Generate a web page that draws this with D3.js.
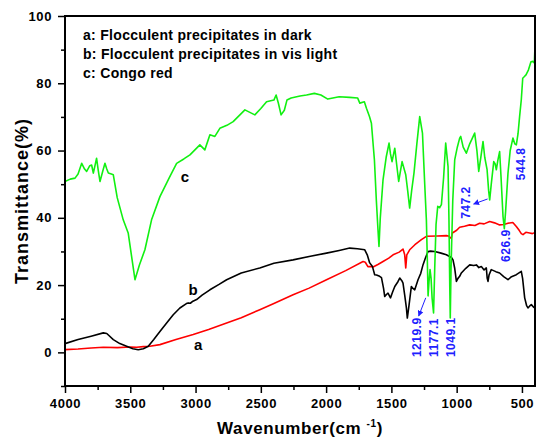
<!DOCTYPE html>
<html>
<head>
<meta charset="utf-8">
<script src="https://cdn.jsdelivr.net/npm/d3@7"></script>
<style>
  body { margin: 0; background: #fff; }
  svg text { font-family: "Liberation Sans", Arial, sans-serif; font-weight: bold; }
</style>
</head>
<body>
<svg id="chart"></svg>
<script>
// spectrum a: flocculent precipitates in dark (red)
var wnA = [4000, 3900, 3800, 3707, 3600, 3500, 3451, 3400, 3350, 3273, 3150, 3018, 2900, 2762, 2650, 2508, 2400, 2253, 2130, 1997, 1850, 1717, 1700, 1680, 1653, 1640, 1600, 1564, 1520, 1487, 1440, 1411, 1398, 1390, 1382, 1360, 1320, 1270, 1232, 1150, 1079, 1060, 1049, 1040, 1033, 1000, 977, 940, 900, 860, 824, 790, 747, 710, 671, 640, 607, 570, 543, 520, 505, 492, 470, 441, 420, 400]
var tA = [0.8, 1.0, 1.3, 1.5, 1.4, 1.6, 1.5, 1.7, 1.8, 2.3, 3.8, 5.3, 6.8, 8.7, 10.3, 12.7, 14.5, 17.1, 19.1, 21.6, 24.3, 27.0, 26.8, 25.5, 25.5, 25.4, 26.2, 27.0, 28, 29.0, 29.8, 30.7, 29, 25.1, 29, 30.5, 32, 33.5, 34.5, 34.6, 34.7, 34.6, 34.0, 34.2, 35.5, 36.3, 37.2, 37.5, 37.9, 37.7, 38.4, 38.2, 38.9, 38.5, 37.9, 38.0, 38.4, 38.6, 37.4, 36.2, 35.3, 35.0, 35.7, 35.5, 35.3, 35.6]

// spectrum b: flocculent precipitates in vis light (black)
var wnB = [4000, 3900, 3800, 3707, 3680, 3630, 3580, 3528, 3480, 3439, 3400, 3362, 3320, 3273, 3220, 3171, 3120, 3070, 3056, 3040, 3020, 2992, 2950, 2890, 2820, 2762, 2650, 2508, 2400, 2253, 2130, 1997, 1900, 1819, 1760, 1704, 1685, 1666, 1645, 1628, 1614, 1590, 1576, 1560, 1551, 1538, 1526, 1507, 1490, 1474, 1450, 1436, 1420, 1411, 1398, 1385, 1378, 1365, 1347, 1335, 1321, 1296, 1275, 1258, 1240, 1219, 1200, 1168, 1120, 1079, 1040, 1028, 1015, 1002, 990, 977, 964, 930, 900, 870, 849, 830, 811, 790, 773, 766, 760, 752, 735, 700, 671, 640, 607, 580, 543, 505, 495, 479, 465, 454, 440, 428, 412, 400]
var tB = [2.6, 3.8, 4.8, 5.8, 5.6, 3.8, 2.6, 1.8, 1.1, 0.8, 1.1, 1.8, 3.8, 6.2, 8.8, 11.2, 13.2, 14.5, 14.7, 14.6, 15.2, 15.7, 17, 18.6, 20.2, 21.6, 23.6, 25.1, 26.5, 27.5, 28.5, 29.5, 30.3, 31.0, 30.8, 30.5, 29, 26.6, 25.5, 23.1, 23.0, 22.6, 22.2, 19, 16.6, 17.2, 17.6, 16.2, 18, 19.6, 21, 22.1, 21.3, 20.6, 17, 13.2, 10.2, 14, 19.6, 19, 18.6, 21.6, 23.5, 26.0, 28, 30.0, 30.1, 30.0, 29.5, 29.0, 28.2, 27.5, 25, 21.1, 22, 22.6, 23.6, 25, 26.0, 25.8, 26.0, 25.2, 25.5, 24.5, 25.1, 22, 21.1, 23, 24.6, 24, 23.6, 22.5, 21.6, 22.5, 23.1, 24.1, 22, 16.2, 14, 13.2, 13.8, 14.2, 13.5, 13.2]

// spectrum c: congo red (green)
var wnC = [4000, 3960, 3923, 3900, 3872, 3850, 3834, 3810, 3796, 3783, 3758, 3745, 3732, 3710, 3694, 3680, 3668, 3645, 3630, 3600, 3554, 3516, 3464, 3430, 3388, 3337, 3273, 3200, 3145, 3090, 3043, 2967, 2929, 2890, 2852, 2814, 2760, 2712, 2622, 2546, 2500, 2456, 2400, 2383, 2365, 2345, 2320, 2300, 2268, 2200, 2150, 2090, 2040, 1987, 1900, 1820, 1758, 1742, 1707, 1691, 1668, 1653, 1630, 1615, 1602, 1595, 1585, 1564, 1540, 1518, 1507, 1495, 1474, 1460, 1444, 1430, 1418, 1390, 1375, 1360, 1345, 1327, 1305, 1283, 1262, 1245, 1232, 1225, 1219, 1212, 1204, 1196, 1188, 1177, 1168, 1158, 1145, 1130, 1117, 1100, 1084, 1066, 1059, 1053, 1049, 1043, 1030, 1015, 995, 977, 969, 950, 926, 900, 862, 845, 831, 815, 798, 785, 767, 755, 747, 735, 716, 705, 696, 685, 671, 660, 645, 635, 625, 607, 590, 569, 555, 543, 530, 518, 505, 494, 481, 469, 450, 431, 415, 405, 400]
var tC = [50.8, 51.5, 51.8, 53, 56.2, 54.5, 53.8, 55.5, 55.7, 53.3, 57.7, 54, 50.8, 54, 56.2, 54.5, 53.3, 53, 52.8, 46, 39.4, 35.5, 21.6, 26, 30.5, 39.4, 46.3, 52, 56.2, 57.5, 58.7, 61.7, 60.2, 64.7, 64.2, 66.6, 67.5, 68.6, 72.1, 70.6, 72.5, 74.5, 75, 76.5, 74, 70.6, 72, 75, 75.6, 76.2, 76.5, 77, 76.5, 75.3, 76, 75.8, 75.6, 74.1, 74.5, 72.6, 70.1, 68.1, 57.2, 45, 36, 31.5, 40, 51.3, 58, 62.2, 59, 56.7, 60.7, 56, 50.8, 54, 56.7, 52.8, 48, 42.9, 48, 53.3, 62, 70.1, 65.2, 50.3, 39.4, 28, 16.8, 21, 24.6, 22, 16, 11.7, 25, 38, 43.4, 43, 43.9, 52, 62.2, 55.2, 39.4, 20, 10.2, 25, 45, 57.2, 61, 63.7, 64.2, 61, 59.2, 62, 65.2, 60, 53.8, 58, 62.7, 58, 54.3, 48, 45.3, 50, 56.7, 56, 54.3, 57, 59.7, 52, 40.4, 36.8, 42, 53.3, 60, 63.7, 62, 61.7, 65, 70.1, 75.1, 81.5, 82, 82.5, 84, 86.4, 86.5, 86, 91]

// axis ticks
var xTicks = [4000, 3500, 3000, 2500, 2000, 1500, 1000, 500]
var xMinor = [3750, 3250, 2750, 2250, 1750, 1250, 750]
var yTicks = [0, 20, 40, 60, 80, 100]
var yMinor = [-10, 10, 30, 50, 70, 90]

// legend lines
var legendLines = ["a: Flocculent precipitates in dark", "b: Flocculent precipitates in vis light", "c: Congo red"]

// curve letters [wavenumber, value]
var curveTags = [["a", 2980, 0.7], ["b", 3018, 17.1], ["c", 3082, 50.7]]

// peak labels (rotated), anchored at the bottom of the text
var peakNames = ["1219.9", "1177.1", "1049.1", "626.9", "747.2", "544.8"]
var peakWn = [1275, 1145, 1015, 594, 897, 476]
var peakT = [-1.4, -1.4, -1.4, 26.9, 39.7, 51.2]

// arrows [fromWn, fromT, toWn, toT]
var arrows = [[1237, 16.2, 1291, 10.8], [763, 45.6, 870, 44.1]]

var width = 536,
  height = 437

var svg = d3.select("#chart")
  .attr("width", width)
  .attr("height", height)

var x = d3.scaleLinear().domain([4000, 400]).range([65, 535])
var y = d3.scaleLinear().domain([-10, 100]).range([386, 16])

var blue = "#2020ff"

svg.append("defs").append("marker")
  .attr("id", "head")
  .attr("viewBox", "0 0 10 10")
  .attr("refX", 9)
  .attr("refY", 5)
  .attr("markerWidth", 6)
  .attr("markerHeight", 6)
  .attr("orient", "auto")
  .append("path")
  .attr("d", "M0,0 L10,5 L0,10 z")
  .style("fill", blue)

/*
 * Curves
 */

var line = d3.line()
  .x(function (d) { return x(d[0]) })
  .y(function (d) { return y(d[1]) })

function pairs(a, b) {
  return a.map(function (v, i) { return [v, b[i]] })
}

var curves = [
  { data: pairs(wnA, tA), color: "#ff0000" },
  { data: pairs(wnB, tB), color: "#000000" },
  { data: pairs(wnC, tC), color: "#11f011" }
]

svg.append("g")
  .selectAll("path")
  .data(curves)
  .enter()
  .append("path")
  .attr("d", function (d) { return line(d.data) })
  .style("fill", "none")
  .style("stroke", function (d) { return d.color })
  .style("stroke-width", 1.6)
  .style("stroke-linejoin", "round")

/*
 * Axes
 */

var xAxis = svg.append("g")
  .attr("transform", "translate(0," + y(-10) + ")")
  .call(d3.axisBottom(x).tickValues(xTicks).tickSize(7).tickPadding(6).tickFormat(d3.format("d")))
var xAxisMinor = svg.append("g")
  .attr("transform", "translate(0," + y(-10) + ")")
  .call(d3.axisBottom(x).tickValues(xMinor).tickSize(4).tickFormat(""))

var yAxis = svg.append("g")
  .attr("transform", "translate(" + x(4000) + ",0)")
  .call(d3.axisLeft(y).tickValues(yTicks).tickSize(7).tickPadding(6))
var yAxisMinor = svg.append("g")
  .attr("transform", "translate(" + x(4000) + ",0)")
  .call(d3.axisLeft(y).tickValues(yMinor).tickSize(4).tickFormat(""))

svg.selectAll(".domain").remove()
svg.selectAll(".tick line").style("stroke", "#000").style("stroke-width", 1.5)
svg.selectAll(".tick text")
  .style("font-size", "13px")
  .style("letter-spacing", "0.6px")
  .style("fill", "#000")

// frame
svg.append("rect")
  .attr("x", x(4000))
  .attr("y", y(100))
  .attr("width", x(400) - x(4000))
  .attr("height", y(-10) - y(100))
  .style("fill", "none")
  .style("stroke", "#000")
  .style("stroke-width", 2)

// axis titles
svg.append("text")
  .attr("transform", "translate(28," + ((y(100) + y(-10)) / 2) + ") rotate(-90)")
  .attr("text-anchor", "middle")
  .style("font-size", "18px")
  .style("letter-spacing", "1px")
  .text("Transmittance(%)")

var xt = svg.append("text")
  .attr("x", (x(4000) + x(400)) / 2)
  .attr("y", 434)
  .attr("text-anchor", "middle")
  .style("font-size", "17px")
  .style("letter-spacing", "0.6px")
xt.append("tspan").text("Wavenumber(cm ")
xt.append("tspan").attr("dy", -7).style("font-size", "10px").text("-1")
xt.append("tspan").attr("dy", 7).text(")")

/*
 * Legend and labels
 */

svg.append("g")
  .selectAll("text")
  .data(legendLines)
  .enter()
  .append("text")
  .attr("x", 83)
  .attr("y", function (d, i) { return 40 + i * 19 })
  .style("font-size", "14px")
  .style("letter-spacing", "0.3px")
  .text(function (d) { return d })

svg.append("g")
  .selectAll("text")
  .data(curveTags)
  .enter()
  .append("text")
  .attr("x", function (d) { return x(d[1]) })
  .attr("y", function (d) { return y(d[2]) })
  .attr("text-anchor", "middle")
  .style("font-size", "15px")
  .text(function (d) { return d[0] })

svg.append("g")
  .selectAll("text")
  .data(peakNames)
  .enter()
  .append("text")
  .attr("transform", function (d, i) {
    return "translate(" + x(peakWn[i]) + "," + y(peakT[i]) + ") rotate(-90)"
  })
  .style("font-size", "12px")
  .style("letter-spacing", "0.5px")
  .style("fill", blue)
  .text(function (d) { return d })

svg.append("g")
  .selectAll("line")
  .data(arrows)
  .enter()
  .append("line")
  .attr("x1", function (d) { return x(d[0]) })
  .attr("y1", function (d) { return y(d[1]) })
  .attr("x2", function (d) { return x(d[2]) })
  .attr("y2", function (d) { return y(d[3]) })
  .style("stroke", blue)
  .style("stroke-width", 1)
  .attr("marker-end", "url(#head)")
</script>
</body>
</html>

* * * * * * * * *

WHAT THE TASK ASKS –
Write down every line from the opening of the listing to the line with "35.5, 35.3, 35.6]", both included, and nothing else; the pictures are omitted.

SOLVED PROBLEM –
Generate a web page that draws this with D3.js.
<!DOCTYPE html>
<html>
<head>
<meta charset="utf-8">
<script src="https://cdn.jsdelivr.net/npm/d3@7"></script>
<style>
  body { margin: 0; background: #fff; }
  svg text { font-family: "Liberation Sans", Arial, sans-serif; font-weight: bold; }
</style>
</head>
<body>
<svg id="chart"></svg>
<script>
// spectrum a: flocculent precipitates in dark (red)
var wnA = [4000, 3900, 3800, 3707, 3600, 3500, 3451, 3400, 3350, 3273, 3150, 3018, 2900, 2762, 2650, 2508, 2400, 2253, 2130, 1997, 1850, 1717, 1700, 1680, 1653, 1640, 1600, 1564, 1520, 1487, 1440, 1411, 1398, 1390, 1382, 1360, 1320, 1270, 1232, 1150, 1079, 1060, 1049, 1040, 1033, 1000, 977, 940, 900, 860, 824, 790, 747, 710, 671, 640, 607, 570, 543, 520, 505, 492, 470, 441, 420, 400]
var tA = [0.8, 1.0, 1.3, 1.5, 1.4, 1.6, 1.5, 1.7, 1.8, 2.3, 3.8, 5.3, 6.8, 8.7, 10.3, 12.7, 14.5, 17.1, 19.1, 21.6, 24.3, 27.0, 26.8, 25.5, 25.5, 25.4, 26.2, 27.0, 28, 29.0, 29.8, 30.7, 29, 25.1, 29, 30.5, 32, 33.5, 34.5, 34.6, 34.7, 34.6, 34.0, 34.2, 35.5, 36.3, 37.2, 37.5, 37.9, 37.7, 38.4, 38.2, 38.9, 38.5, 37.9, 38.0, 38.4, 38.6, 37.4, 36.2, 35.3, 35.0, 35.7, 35.5, 35.3, 35.6]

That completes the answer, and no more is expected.